Chapter 1 At the moment when the insurrection spreads out from the funeral hearse, a small child in rags is coming down the Rue Menilmotant with a bunch of flowers in his hands. He glimpses a pistol in the window of a merchant’s shop, and grabs it. Little Gavroche then races through the Rue Amelot on his way to the battle, singing a popular tune. Once he had paid his father the favor of helping him escape, he had returned to his elephant, shared breakfast with the two little boys, and had told them to return that evening. They never did, and ten weeks later Gavroche is still wondering where they are. He runs through the Rue Saint-Louis and the Rue du Parc-Royal, shaking his head at the comfortable-looking businessmen he passes on the street.
At first, we see Gavroche as just another small Parisian “gamin” or street urchin, with his typical mix of the rascally and the innocent. For the rest of the novel, however, Gavroche will come to be associated with popular tunes—which he sings constantly—suggesting both his own “popular,” lower-class background, and his general merriness even in the face of danger. Gavroche is, however, at least somewhat politically aware, able to grasp the inherent unfairness of large gaps of inequality between the rich and poor.
Chapter 2 Gavroche calls out, “Let’s fight!” At that moment, the horse of a National Guardsman falls, and Gavroche helps the man raise his horse again, before racing along his way through the Marais, which seems sleepy and calm. A rag-picker with her basket on her back is speaking with three female porters about the high cost of meat and then about the King of Rome and Louis XVIII. Gavroche stops and asks what they’re talking about, and the women shush him disapprovingly. They catch sight of his pistol and remark that the streets seem full of ruffians with guns.

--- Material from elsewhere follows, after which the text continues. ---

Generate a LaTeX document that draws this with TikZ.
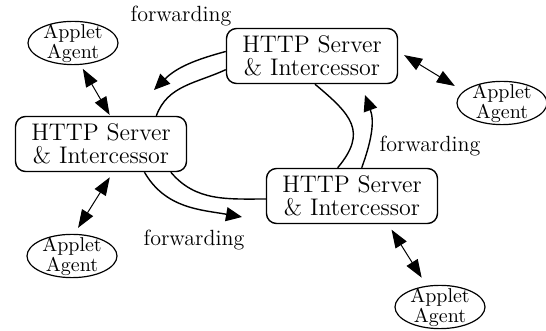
\documentclass[tikz,border=0pt]{standalone}
\usetikzlibrary{arrows.meta,shapes.geometric}
\begin{document}
\begin{tikzpicture}
[
	x=0.5pt,
	y=0.5pt,
	server/.style={draw,rounded corners=5pt,line width=0.7pt,minimum width=85.5pt,minimum height=27.5pt,align=center,font=\fontsize{12}{11.5}\selectfont,text height=19.7pt,text depth=0pt},
	agent/.style={draw,ellipse,line width=0.6pt,inner sep=0pt,minimum width=45pt,minimum height=21pt,align=center,font=\fontsize{10}{8.5}\selectfont,text height=15.3pt,text depth=0pt},
	fwd/.style={font=\fontsize{11}{13}\selectfont},
	ring/.style={line width=0.7pt},
	ringarrow/.style={ring,-{Triangle[length=8pt,width=7pt]}},
	link/.style={line width=0.5pt,{Triangle[length=9pt,width=6.5pt]}-{Triangle[length=9pt,width=6.5pt]}}
]

	\useasboundingbox (0,0) rectangle (546,331);

	% servers
	\node[server] (top) at (312,275) {HTTP Server\\\& Intercessor};
	\node[server] (left) at (101,187) {HTTP Server\\\& Intercessor};
	\node[server] (bot) at (352,135) {HTTP Server\\\& Intercessor};

	% agents
	\node[agent] (ag1) at (73,288) {Applet\\Agent};
	\node[agent] (ag2) at (502,228) {Applet\\Agent};
	\node[agent] (ag3) at (72,75) {Applet\\Agent};
	\node[agent] (ag4) at (440,24) {Applet\\Agent};

	% labels
	\node[fwd] (fw1) at (181,315) {forwarding};
	\node[fwd] (fw2) at (430,185) {forwarding};
	\node[fwd] (fw3) at (194,91) {forwarding};

	% arrow tips
	\coordinate (tipA) at (154,241);
	\coordinate (tipB) at (365,236);
	\coordinate (tipC) at (242,114);

	% ring
	\draw[ring] (top.189) to[out=205,in=70] (left.27);
	\draw[ring] (top.-84) to[out=-40,in=50,looseness=1.4] (bot.117);
	\draw[ring] (left.-22) to[out=-50,in=180] (bot.182);

	% forwarding
	\draw[ringarrow] (top.177) to[out=195,in=45] (tipA);
	\draw[ringarrow] (bot.71) to[out=70,in=-70] (tipB);
	\draw[ringarrow] (left.-33) to[out=-60,in=170] (tipC);

	% agent links
	\draw[link,shorten <=2.25pt,shorten >=0.5pt] (ag1.-71) -- (left.72);
	\draw[link,shorten <=3.5pt,shorten >=5pt] (top.3) -- (ag2.163);
	\draw[link,shorten <=3pt,shorten >=3.5pt] (left.-67) -- (ag3.84);
	\draw[link,shorten <=3.25pt,shorten >=4.75pt] (bot.-38) -- (ag4.122);

\end{tikzpicture}
\end{document}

Gavroche tells them that the pistol is in their interests—it’s so they’ll have better things to eat.
Gavroche may have a happy-go-lucky viewpoint on the battles to come, rather than taking them as seriously as others, but he also is ready to assist others almost reflexively, even when the one in need happens to be a National Guardsman, or the “enemy.” Again, Gavroche may have a somewhat simplistic view of what the rebels are fighting for, but it’s also suggested that because of his experience with Paris’s underworld, he understands better than most.
Chapter 3 A hairdresser—the same one who had shooed away the two little boys whom Gavroche had taken in—is shaving an old soldier who had served under the Empire. They begin talking about Lamarque and then about Napoleonic battle stories. Suddenly, a resounding crash can be heard and the show-window is fractured. The hairdresser cries that it’s a cannon-ball, but the soldier picks up a pebble, and the hairdresser sees Gavroche running away down the street. He’s taken revenge for the two boys.
Gavroche pauses in the midst of his preparations for battle to take what he sees as a kind of justice for the two boys. He’d barely spent a day with them, but feels loyal enough to enact revenge for their sake. This loyalty that takes on a more poignant quality given that the reader knows that the two boys are actually Gavroche’s brothers.
Chapter 4 Gavroche meets up with Enjolras, Courfeyrac, and their friends, who march to the Quai Morland. They’re joined by students, artists, artisans, and others armed with clubs and bayonets, along with one old man: M. Mabeuf.
It’s unclear how Gavroche knows the members of the Friends of the ABC, except that they all (with Mabeuf) seem to occupy the same Parisian social and political stratum.
Chapter 5 Earlier, the group had met the old man walking in a zig-zag, as though drunk. Courfeyrac had recognized Mabeuf, who had often accompanied Marius to his door, and he had told him to go home, as there was fighting to be had. Mabeuf had said that that was all good, and followed them. Now Gavroche marches ahead, singing another of his popular tunes.
Again, figures like Mabeuf or Gavroche seem to have been swept up in the fighting for reasons more circumstantial than political, though their own individual stories reflect the need for the kind of change that the rioters are promoting.
Chapter 6 As they go along, the crowd grows. They pass Courfeyrac’s door, so he runs up to get his purse and hat. On the way down, the porter says someone wants to speak with him. A pale, thin, freckled man steps out and asks for Marius. Courfeyrac doesn’t know where he is; he says he’s off to the barricades. The pale young man offers to go along. Despite intending to reach Saint-Merry, the crowd deviates (as mobs tend to do) to the Rue Saint-Denis.
It’s a mystery both to Courfeyrac and to us as readers who the freckled young man might be. Again, this is a case in which figures are swept up into the battles and barricades merely because they happen to find themselves in the Parisian neighborhoods that are currently teeming with revolutionary sentiment.